My own background is in studying game theory and history of cooperation and conflict. So, I read this as the dynamics of a splinter group of mutual cooperators emerging in a defector-rich, uncooperative environment. Challenges they’d face, in theory, would include a) maintaining cooperation even when it’s costly, b) identifying each other and excluding defectors, c) maintaining internal cohesion and preventing less-cooperative internal factions from sapping the collective benefits. So, to me, it was interesting that Paul insisted that these early Christians: “do good to all people, especially to those who belong to the family of believers.” and that among the behaviours to be avoided he lists not only “idolatry” and “selfish ambition“, but also “dissension” and “factions”. There’s a bunch of interesting historical scholarship on this period and I’m reading about it now.
Maciek’s recollections of the event
We arrived on time at Andrew’s house, at 6:30pm on a Monday night, just as the Pentecostal minister and his wife were arriving. One of our neighbours was there too and her husband arrived later. Andrew’s wife brought us all tea, and though his daughter was nowhere to be seen the living room was dominated by a giant fort with her name on it made of cardboard shipping boxes.
Andrew said a prayer to get started, asking for divine help in better understanding the bible. We then went around and each read a sentence or two till we have gotten through just the first section of Galatians.
We then went back to go through those sentences in detail. In the hour and half we were there, we covered just two sentences. I take partial responsibility for that. I hammered the poor guy with constant questions.
The first line says that Paul is an apostle, so we went over other passages that covered what an apostle is.
“Wait, so they prayed and then drew lots to pick a new apostle? Isn’t that divination?”

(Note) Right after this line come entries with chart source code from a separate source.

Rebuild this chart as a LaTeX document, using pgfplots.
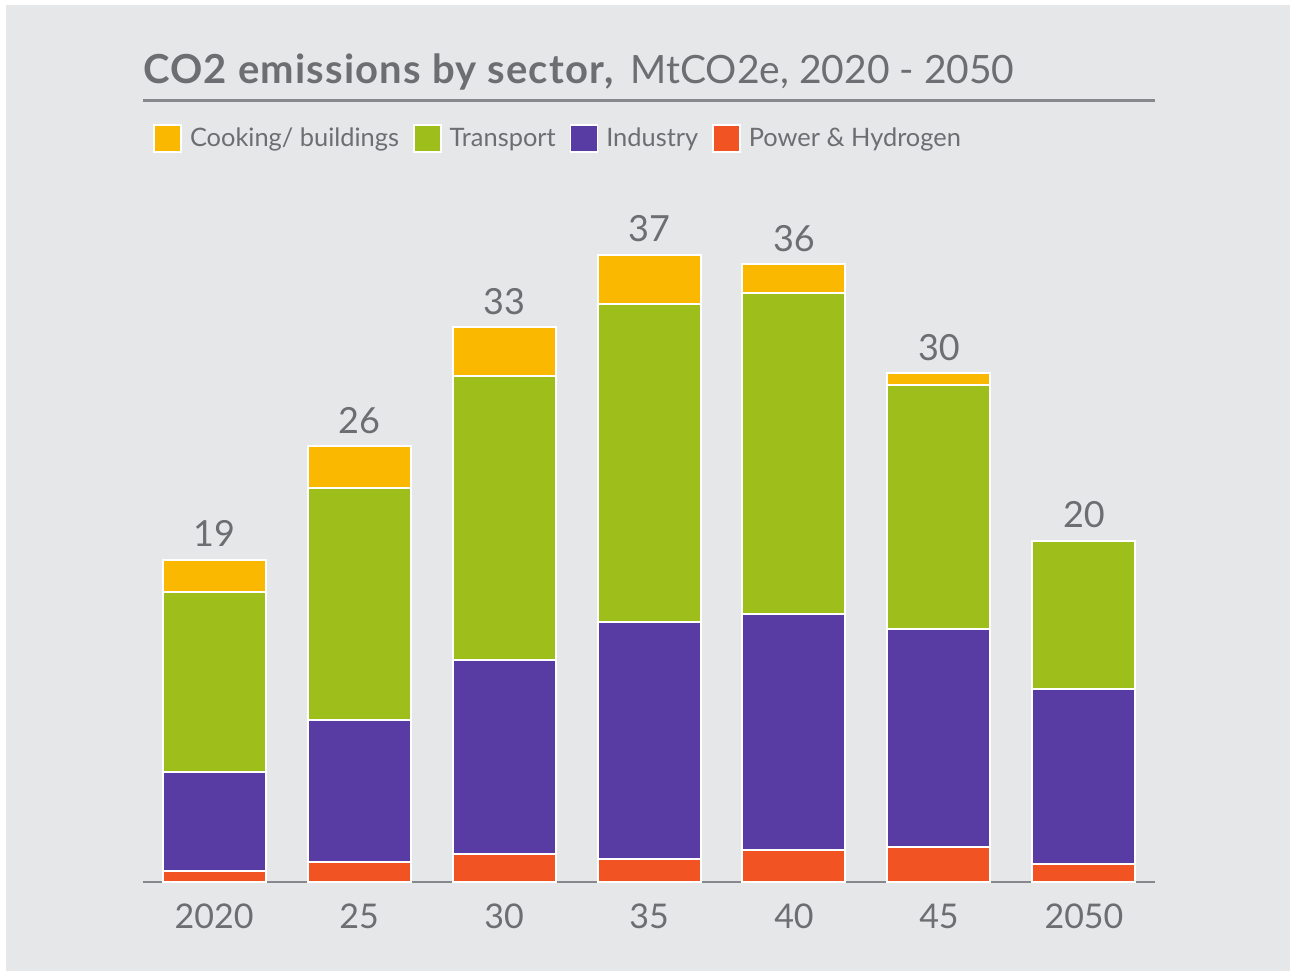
\documentclass[border=0pt]{standalone}
\usepackage{pgfplots}
\pgfplotsset{compat=1.18}
\usepackage{pgfplotstable}
\usepackage{fontspec}
\setmainfont{Lato}

\definecolor{bggray}{RGB}{230,231,232}
\definecolor{txtgray}{RGB}{109,110,113}
\definecolor{linegray}{RGB}{135,136,139}
\definecolor{cook}{RGB}{250,185,0}
\definecolor{trans}{RGB}{158,191,27}
\definecolor{indu}{RGB}{88,60,163}
\definecolor{power}{RGB}{241,84,34}

% stacked segments, stack top and printed total
\pgfplotstableread{
x power industry transport cooking top total
0 0.65 5.84 10.60 1.90 19.00 19
1 1.18 8.38 13.69 2.47 25.72 26
2 1.65 11.45 16.75 2.89 32.74 33
3 1.36 13.98 18.76 2.90 37.00 37
4 1.89 13.92 18.94 1.71 36.46 36
5 2.06 12.87 14.39 0.71 30.03 30
6 1.06 10.33 8.73 0.00 20.12 20
}\emissions

\pgfplotsset{
  base/.style={
    at={(71.5pt,-441pt)}, anchor=south west,
    scale only axis,
    width=506pt, height=339pt,
    xmin=-0.49, xmax=6.49, ymin=0, ymax=40,
  }
}

\begin{document}
\begin{tikzpicture}
% canvas: 1 px = 0.5pt
\fill[white] (0,0) rectangle (645pt,-485.5pt);
\fill[bggray] (3pt,-2.5pt) rectangle (645pt,-485.5pt);

% title
\node[anchor=base west, inner sep=0, text=txtgray, font=\fontsize{19.5}{22}\selectfont]
  at (71.5pt,-41.5pt) {{\fontsize{20}{22}\selectfont\addfontfeatures{LetterSpace=3}\bfseries CO2 emissions by sector,}\hspace{0.45em}MtCO2e, 2020 - 2050};
\draw[linegray, line width=1.5pt] (71.5pt,-50pt) -- (577.5pt,-50pt);

\begin{axis}[
  base,
  ybar stacked, bar width=51.5pt,
  axis x line*=bottom, axis y line=none,
  x axis line style={linegray, line width=1pt, -},
  xtick={0,...,6}, xticklabels={2020,25,30,35,40,45,2050},
  major tick length=0pt, ytick=\empty,
  xticklabel style={anchor=base, yshift=-23pt, text=txtgray,
    font=\fontsize{17}{20}\selectfont},
  /pgf/number format/assume math mode=true,
  every axis plot/.append style={draw=white, line width=1pt},
  legend style={at={(0.0099,1.0966)}, anchor=west, draw=none, fill=none,
    inner xsep=0pt, inner ysep=0pt, text=txtgray,
    font=\fontsize{12.7}{15}\selectfont, legend columns=4,
    /tikz/every odd column/.append style={column sep=2pt},
    /tikz/every even column/.append style={column sep=5pt}},
  legend cell align=left,
  reverse legend,
  legend image code/.code={\draw[#1, draw=white, line width=0.8pt] (0pt,-6.75pt) rectangle (13.5pt,6.75pt);},
]
  \addplot[fill=power] table[x=x, y=power] {\emissions};
  \addlegendentry{Power \& Hydrogen}
  \addplot[fill=indu] table[x=x, y=industry] {\emissions};
  \addlegendentry{Industry}
  \addplot[fill=trans] table[x=x, y=transport] {\emissions};
  \addlegendentry{Transport}
  \addplot[fill=cook] table[x=x, y=cooking] {\emissions};
  \addlegendentry{Cooking/ buildings}
\end{axis}

% totals above the stacks
\begin{axis}[base, hide axis]
  \addplot[draw=none, mark=none, nodes near coords, point meta=explicit symbolic,
    every node near coord/.style={anchor=base, yshift=6.5pt, text=txtgray,
      font=\fontsize{18}{21}\selectfont}]
    table[x=x, y=top, meta=total] {\emissions};
\end{axis}
\end{tikzpicture}
\end{document}
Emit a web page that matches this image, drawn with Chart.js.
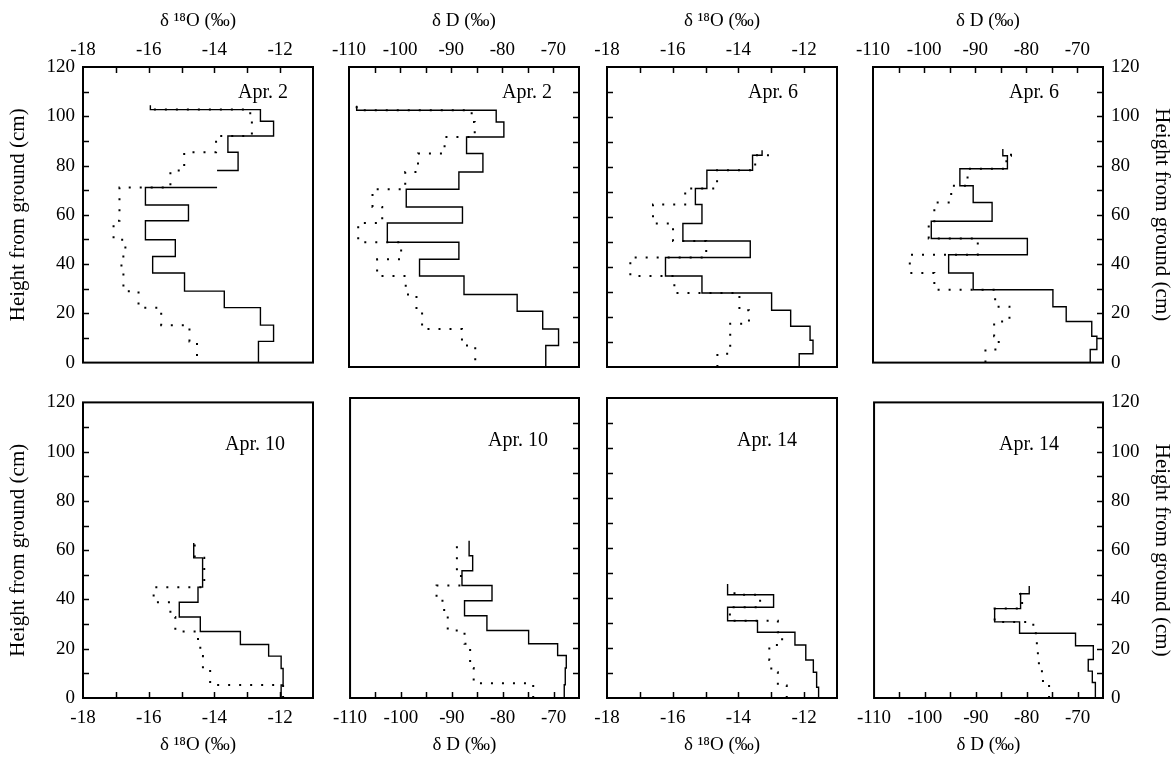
<!DOCTYPE html>
<html>
<head>
<meta charset="utf-8">
<script src="https://cdn.jsdelivr.net/npm/chart.js@4.4.1/dist/chart.umd.min.js"></script>
<style>
html, body { margin: 0; padding: 0; background: #fff; width: 1176px; height: 757px; overflow: hidden; position: relative; }
canvas { position: absolute; }
</style>
</head>
<body>
<script>
// ---------------- DATA ----------------
const dates = ['Apr. 2', 'Apr. 2', 'Apr. 6', 'Apr. 6', 'Apr. 10', 'Apr. 10', 'Apr. 14', 'Apr. 14'];
const o18TickLabels = [-18, -16, -14, -12];
const dDTickLabels = [-110, -100, -90, -80, -70];
const heightTickLabels = [0, 20, 40, 60, 80, 100, 120];
const o18Title = 'δ ¹⁸O (‰)';
const dDTitle = 'δ D (‰)';
const heightTitle = 'Height from ground (cm)';

// Apr. 2  δ18O  (layer boundaries in cm, value per layer)
const apr2_o18_solidH = [0, 8.6, 15.2, 22.3, 29, 36.4, 43.1, 49.9, 57.6, 64, 71.1, 78, 85.4, 92, 98, 102.7, 104.5];
const apr2_o18_solid  = [-12.66, -12.2, -12.6, -13.7, -14.91, -15.88, -15.19, -16.1, -14.79, -16.1, -13.92, -13.28, -13.59, -12.2, -12.6, -15.95];
const apr2_o18_solidGap = [10];
const apr2_o18_dotH = [2.7, 8.6, 15.2, 22.3, 29, 36.4, 43.1, 49.9, 57.6, 64, 71.1, 78, 85.4, 92, 98, 102.7, 104.5];
const apr2_o18_dot  = [-14.53, -14.76, -15.62, -16.31, -16.77, -16.83, -16.71, -17.07, -16.89, -16.89, -15.34, -14.92, -13.95, -12.86, -12.91, -15.95];

// Apr. 2  δD
const apr2_dD_solidH = [0, 8.6, 15.2, 22.3, 29, 36.4, 43.1, 49.9, 57.6, 64, 71.1, 78, 85.4, 92, 98, 102.7, 104.5];
const apr2_dD_solid  = [-71.5, -69.0, -72.1, -77.1, -87.5, -96.2, -88.5, -102.5, -87.8, -98.8, -88.5, -83.8, -87.0, -79.7, -81.2, -108.5];
const apr2_dD_dotH = [2.7, 8.6, 15.2, 22.3, 29, 36.4, 43.1, 49.9, 57.6, 64, 71.1, 78, 85.4, 92, 98, 102.7, 104.5];
const apr2_dD_dot  = [-85.3, -87.9, -95.7, -96.8, -98.9, -104.5, -99.8, -108.2, -103.5, -105.4, -99.0, -96.5, -91.3, -85.4, -86.0, -108.5];

// Apr. 6  δ18O
const apr6_o18_solidH = [0, 5.3, 10.7, 16.3, 22.7, 29.6, 36.4, 43.8, 50.4, 57.4, 65, 71.4, 78.7, 84.7, 86.7];
const apr6_o18_solid  = [-12.15, -11.73, -11.82, -12.41, -12.99, -15.11, -16.22, -13.64, -15.69, -15.11, -15.31, -14.96, -13.57, -13.28];
const apr6_o18_dotH = [0, 5.3, 17.3, 22.7, 29.6, 36.4, 43.8, 50.4, 57.4, 65, 71.4, 78.7, 84.7, 86.7];
const apr6_o18_dot  = [-14.64, -14.25, -13.68, -13.97, -15.95, -17.29, -14.98, -15.99, -16.6, -15.62, -14.65, -13.49, -13.03];

// Apr. 6  δD
const apr6_dD_solidH = [0, 5.3, 10.7, 16.7, 22.7, 29.6, 36.4, 43.8, 50.4, 57.4, 65, 71.8, 78.7, 84, 86.7];
const apr6_dD_solid  = [-67.5, -66.2, -67.2, -72.2, -74.8, -90.4, -95.2, -79.8, -98.6, -86.7, -90.4, -93.0, -83.7, -84.6];
const apr6_dD_dotH = [0, 5.3, 10.7, 16.7, 22.7, 29.6, 36.4, 43.8, 50.4, 57.4, 65, 71.8, 78.7, 84, 86.7];
const apr6_dD_dot  = [-88.0, -85.4, -86.3, -83.3, -86.1, -98.0, -102.8, -89.5, -99.1, -98.0, -94.7, -91.5, -83.9, -83.0];

// Apr. 10  δ18O
const apr10_o18_solidH = [0, 5.3, 12, 17, 21.7, 27, 32.9, 38.9, 45, 56.9, 62.9];
const apr10_o18_solid  = [-11.97, -11.91, -11.97, -12.35, -13.21, -14.43, -15.07, -14.5, -14.36, -14.63];
const apr10_o18_dotH = [0, 5.3, 12, 17, 21.7, 27, 32.9, 38.9, 45, 56.9, 62.9];
const apr10_o18_dot  = [-11.91, -14.13, -14.35, -14.43, -14.5, -15.19, -15.34, -15.85, -14.31, -14.6];

// Apr. 10  δD
const apr10_dD_solidH = [0, 5.3, 12, 17, 21.7, 27, 32.9, 38.9, 45, 50.9, 56.9, 62.9];
const apr10_dD_solid  = [-67.9, -67.7, -67.5, -69.2, -74.9, -83.1, -87.5, -82.1, -88.0, -85.9, -86.6];
const apr10_dD_dotH = [0, 5.9, 12, 21.7, 27, 32.9, 38.9, 45, 50.9, 62.9];
const apr10_dD_dot  = [-74.0, -85.7, -86.4, -87.5, -90.8, -91.5, -93.0, -88.2, -89.0];

// Apr. 14  δ18O
const apr14_o18_solidH = [0, 4.3, 10.3, 15.2, 21.2, 26.3, 30.9, 36.3, 41.3, 45.6];
const apr14_o18_solid  = [-11.56, -11.62, -11.72, -11.95, -12.28, -13.42, -14.33, -12.93, -14.33];
const apr14_o18_dotH = [0, 5, 10.3, 15.2, 21.2, 26.3, 30.9, 36.3, 41.3, 45.6];
const apr14_o18_dot  = [-12.53, -12.8, -13.0, -13.06, -12.67, -12.8, -14.26, -13.34, -14.12];

// Apr. 14  δD
const apr14_dD_solidH = [0, 6.3, 10.9, 15.6, 21.2, 26.3, 30.9, 36.3, 42.3, 45.5];
const apr14_dD_solid  = [-66.5, -67.1, -67.9, -66.9, -70.4, -81.4, -86.3, -81.2, -79.5];
const apr14_dD_dotH = [0, 6.3, 10.9, 15.6, 21.2, 26.3, 30.9, 36.3, 42.3, 45.5];
const apr14_dD_dot  = [-75.6, -76.8, -77.6, -77.8, -78.0, -78.7, -86.3, -80.9, -81.3];

// ---------------- BUILD ----------------
const panels = [
  { sH: apr2_o18_solidH, sV: apr2_o18_solid, sGap: apr2_o18_solidGap, dH: apr2_o18_dotH, dV: apr2_o18_dot },
  { sH: apr2_dD_solidH, sV: apr2_dD_solid, dH: apr2_dD_dotH, dV: apr2_dD_dot },
  { sH: apr6_o18_solidH, sV: apr6_o18_solid, dH: apr6_o18_dotH, dV: apr6_o18_dot },
  { sH: apr6_dD_solidH, sV: apr6_dD_solid, dH: apr6_dD_dotH, dV: apr6_dD_dot },
  { sH: apr10_o18_solidH, sV: apr10_o18_solid, dH: apr10_o18_dotH, dV: apr10_o18_dot },
  { sH: apr10_dD_solidH, sV: apr10_dD_solid, dH: apr10_dD_dotH, dV: apr10_dD_dot },
  { sH: apr14_o18_solidH, sV: apr14_o18_solid, dH: apr14_o18_dotH, dV: apr14_o18_dot },
  { sH: apr14_dD_solidH, sV: apr14_dD_solid, dH: apr14_dD_dotH, dV: apr14_dD_dot }
];

function steps(H, V, gaps) {
  const pts = [];
  for (let i = 0; i < V.length; i++) {
    pts.push({ x: V[i], y: H[i] });
    if (gaps && gaps.includes(i)) pts.push({ x: V[i], y: null });
    pts.push({ x: V[i], y: H[i + 1] });
  }
  return pts;
}

const FONT = '"Liberation Serif", "Times New Roman", serif';
const COL_L = [83, 349, 607, 873];
const ROW_T = [67, 398];
const PW = 230, PH = 300, PAGE_W = 1176, PAGE_H = 757, SIDE = 25, VPAD = 15;
const labelRight = [[25, 27, 39, 44], [28, 31, 40, 44]];
const labelBase = [31, 48];

const framePlugin = {
  id: 'frame',
  afterDraw(chart, args, o) {
    const { ctx, chartArea: a, scales } = chart;
    const xs = scales.x, ys = scales.y;
    ctx.save();
    ctx.strokeStyle = '#000';
    ctx.lineWidth = 1.5;
    const L = 6;
    for (let v = xs.min + o.xMinor; v < xs.max - 1e-9; v += o.xMinor) {
      const px = Math.round(xs.getPixelForValue(v)) + 0.5;
      ctx.beginPath();
      if (o.xSide === 'top') { ctx.moveTo(px, a.top); ctx.lineTo(px, a.top + L); }
      else { ctx.moveTo(px, a.bottom); ctx.lineTo(px, a.bottom - L); }
      ctx.stroke();
    }
    for (let v = 10; v < 120; v += 10) {
      const py = Math.round(ys.getPixelForValue(v)) + 0.5;
      ctx.beginPath();
      if (o.ySide === 'left') { ctx.moveTo(a.left, py); ctx.lineTo(a.left + L, py); }
      else { ctx.moveTo(a.right, py); ctx.lineTo(a.right - L, py); }
      ctx.stroke();
    }
    ctx.lineWidth = 2;
    ctx.strokeRect(a.left, a.top, a.right - a.left, a.bottom - a.top);
    ctx.fillStyle = '#000';
    ctx.font = '20px ' + FONT;
    ctx.textAlign = 'right';
    ctx.textBaseline = 'alphabetic';
    ctx.fillText(o.label, a.right - o.labelRight, a.top + o.labelBase);
    ctx.restore();
  }
};

panels.forEach((p, i) => {
  const row = Math.floor(i / 4), col = i % 4;
  const isO = col % 2 === 0;
  const yShown = col === 0 || col === 3;
  const padL = col === 0 ? COL_L[0] : SIDE;
  const padR = col === 3 ? PAGE_W - (COL_L[3] + PW) : SIDE;
  const padT = row === 0 ? ROW_T[0] : VPAD;
  const padB = row === 1 ? PAGE_H - (ROW_T[1] + PH) : VPAD;
  const cv = document.createElement('canvas');
  cv.width = padL + PW + padR;
  cv.height = padT + PH + padB;
  cv.style.left = (COL_L[col] - padL) + 'px';
  cv.style.top = (ROW_T[row] - padT) + 'px';
  cv.style.width = cv.width + 'px';
  cv.style.height = cv.height + 'px';
  document.body.appendChild(cv);

  const xLabels = isO ? o18TickLabels : dDTickLabels;
  const tickFont = { family: FONT, size: 19 };

  new Chart(cv, {
    type: 'line',
    data: {
      datasets: [
        { data: steps(p.sH, p.sV, p.sGap), borderColor: '#000', borderWidth: 1.4, pointRadius: 0, fill: false, tension: 0, spanGaps: false },
        { data: steps(p.dH, p.dV), borderColor: '#000', borderWidth: 2, borderDash: [2, 9], pointRadius: 0, fill: false, tension: 0, spanGaps: false }
      ]
    },
    options: {
      responsive: false,
      animation: false,
      devicePixelRatio: 1,
      layout: { padding: {
        left: col === 0 ? 0 : SIDE,
        right: col === 3 ? 0 : SIDE,
        top: row === 0 ? 0 : VPAD,
        bottom: row === 1 ? 0 : VPAD } },
      plugins: {
        legend: { display: false },
        tooltip: { enabled: false },
        frame: {
          xSide: row === 0 ? 'top' : 'bottom',
          ySide: (col === 0 || col === 2) ? 'left' : 'right',
          xMinor: isO ? 1 : 5,
          label: dates[i],
          labelRight: labelRight[row][col],
          labelBase: labelBase[row]
        }
      },
      scales: {
        x: {
          type: 'linear',
          position: row === 0 ? 'top' : 'bottom',
          min: isO ? -18 : -110,
          max: isO ? -11 : -65,
          grid: { display: false, drawTicks: false },
          border: { display: false },
          ticks: {
            stepSize: isO ? 1 : 5,
            autoSkip: false, maxRotation: 0, minRotation: 0,
            color: '#000', font: tickFont,
            padding: row === 0 ? 6 : 9,
            callback: v => xLabels.includes(v) ? String(v) : ''
          },
          title: {
            display: true,
            text: isO ? o18Title : dDTitle,
            color: '#000',
            font: { family: FONT, size: 19 },
            padding: row === 0 ? { top: 9.5, bottom: 0 } : { top: 0, bottom: 0.5 }
          },
          afterFit: s => { s.height = row === 0 ? padT : padB; }
        },
        y: {
          type: 'linear',
          display: yShown,
          position: col === 3 ? 'right' : 'left',
          min: 0, max: 120,
          grid: { display: false, drawTicks: false },
          border: { display: false },
          ticks: {
            stepSize: 10, autoSkip: false,
            color: '#000', font: tickFont, padding: 8,
            callback: v => heightTickLabels.includes(v) ? String(v) : ''
          },
          title: {
            display: true,
            text: heightTitle,
            color: '#000',
            font: { family: FONT, size: 21 },
            padding: col === 0 ? { top: 5.4, bottom: 0 } : { top: 1.4, bottom: 0 }
          },
          afterFit: s => { if (yShown) s.width = col === 0 ? padL : padR; }
        }
      }
    },
    plugins: [framePlugin]
  });
});
</script>
</body>
</html>
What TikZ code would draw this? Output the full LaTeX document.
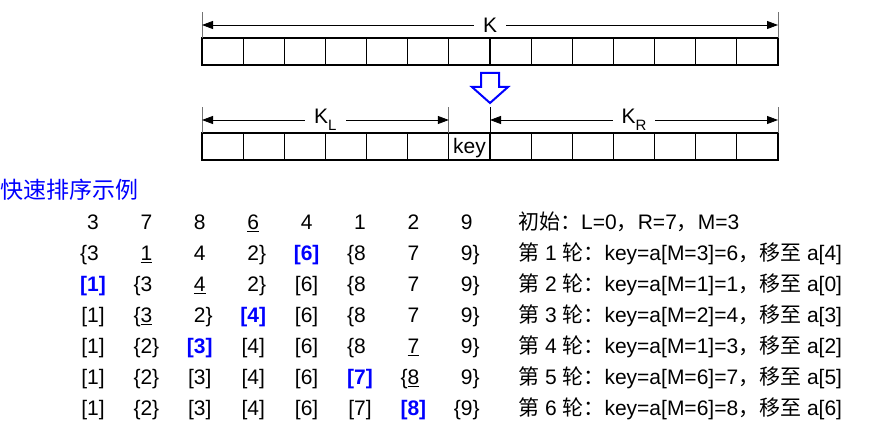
\documentclass[tikz,border=0pt]{standalone}
\usepackage{fontspec}
\setmainfont{Liberation Sans}
\newfontfamily\cjk{Noto Sans CJK SC}
\usetikzlibrary{arrows.meta}

\newcommand\zh[1]{{\cjk #1}}
\newcommand\lset[1]{\llap{\{}#1}
\newcommand\rset[1]{#1\rlap{\}}}
\newcommand\bset[1]{\llap{\{}#1\rlap{\}}}
\newcommand\done[1]{\llap{[}#1\rlap{]}}
\newcommand\pivot[1]{\textcolor{blue}{\bfseries\llap{[}#1\rlap{]}}}
\newcommand\gridrow[2]{%
  \foreach \v [count=\c from 0] in {#2}
    \node[num] (n#1-\c) at (93+53.4*\c,230+31*#1) {\v};}

\begin{document}
\begin{tikzpicture}[x=1pt,y=-1pt,font=\fontsize{21}{21}\selectfont,
  cell/.style={draw,line width=1.1pt,minimum width=41.14pt,minimum height=27pt,
    inner sep=0pt,outer sep=0pt,anchor=north west},
  dim/.style={{Triangle[length=11pt,width=8pt]}-{Triangle[length=11pt,width=8pt]},line width=0.8pt},
  tick/.style={black!55,line width=0.8pt},
  lbl/.style={fill=white,inner xsep=9pt,inner ysep=1pt},
  num/.style={anchor=base,inner sep=0pt},
  note/.style={anchor=base west,inner sep=0pt}]
\useasboundingbox[fill=white] (0,0) rectangle (895,430);
% the whole array K
\foreach \i in {0,...,13} \node[cell] (t\i) at (202+41.14*\i,38) {};
\coordinate (kA) at (202,25); \coordinate (kB) at (778,25);
\draw[tick] (t0.north west) -- ++(0,-26) (t13.north east) -- ++(0,-26);
\draw[dim] (kA) -- node[lbl] (k) {K} (kB);
% hollow arrow
\draw[blue,line width=2pt,fill=white] (481,73) -- (499,73) -- (499,87) -- (508,87)
  -- (490,103) -- (472,87) -- (481,87) -- cycle;
% split into K_L, key, K_R
\foreach \i in {0,...,13} \node[cell] (b\i) at (202+41.14*\i,133) {};
\node[num] (key) at ([yshift=6pt]b6.south) {key};
\draw[tick] (b0.north west) -- ++(0,-26) (b6.north west) -- ++(0,-26)
  (b13.north east) -- ++(0,-26);
\draw[black,line width=0.8pt] (b7.north west) -- ++(0,-26);
\coordinate (lA) at (202,120); \coordinate (lB) at (448.8,120);
\coordinate (rA) at (490,120); \coordinate (rB) at (778,120);
\draw[dim] (lA) -- node[lbl] (kl) {K\raisebox{-0.35em}{\fontsize{15}{15}\selectfont L}} (lB);
\draw[dim] (rA) -- node[lbl] (kr) {K\raisebox{-0.35em}{\fontsize{15}{15}\selectfont R}} (rB);
% example
\node[anchor=west,inner sep=0pt,text=blue,font=\cjk\fontsize{23}{23}\selectfont] (title) at (0,190) {快速排序示例};
\gridrow{0}{3,7,8,\underline{6},4,1,2,9}
\gridrow{1}{\lset{3},\underline{1},4,\rset{2},\pivot{6},\lset{8},7,\rset{9}}
\gridrow{2}{\pivot{1},\lset{3},\underline{4},\rset{2},\done{6},\lset{8},7,\rset{9}}
\gridrow{3}{\done{1},\lset{\underline{3}},\rset{2},\pivot{4},\done{6},\lset{8},7,\rset{9}}
\gridrow{4}{\done{1},\bset{2},\pivot{3},\done{4},\done{6},\lset{8},\underline{7},\rset{9}}
\gridrow{5}{\done{1},\bset{2},\done{3},\done{4},\done{6},\pivot{7},\lset{\underline{8}},\rset{9}}
\gridrow{6}{\done{1},\bset{2},\done{3},\done{4},\done{6},\done{7},\pivot{8},\bset{9}}
\foreach \t [count=\c from 0] in {\zh{初始：}L=0\zh{，}R=7\zh{，}M=3,
  \zh{第} 1 \zh{轮：}key=a[M=3]=6\zh{，移至} a[4],
  \zh{第} 2 \zh{轮：}key=a[M=1]=1\zh{，移至} a[0],
  \zh{第} 3 \zh{轮：}key=a[M=2]=4\zh{，移至} a[3],
  \zh{第} 4 \zh{轮：}key=a[M=1]=3\zh{，移至} a[2],
  \zh{第} 5 \zh{轮：}key=a[M=6]=7\zh{，移至} a[5],
  \zh{第} 6 \zh{轮：}key=a[M=6]=8\zh{，移至} a[6]}
  \node[note] (s\c) at (518,230+31*\c) {\t};
\end{tikzpicture}
\end{document}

“What do you mean that what an apostle writes is scripture? Does that word connote infallibility? Is that like Catholics consider the pope infallible?”
“What exactly is this holy spirit anyway? Did they just invent that or was it an earlier idea?”
By the end, once we’d tortured our way through just two sentences, everyone was still insisting that asking questions was a good thing, but that’s something I suspect they didn’t truly believe in their hearts.
Still, I feel like I learned a bunch and was inspired to do more reading about the early spread of Christianity. It also gave Faye and me a lot of interesting things to talk about on our walk home.
Faye’s Account
It’s like a book club… where you only talk about one book.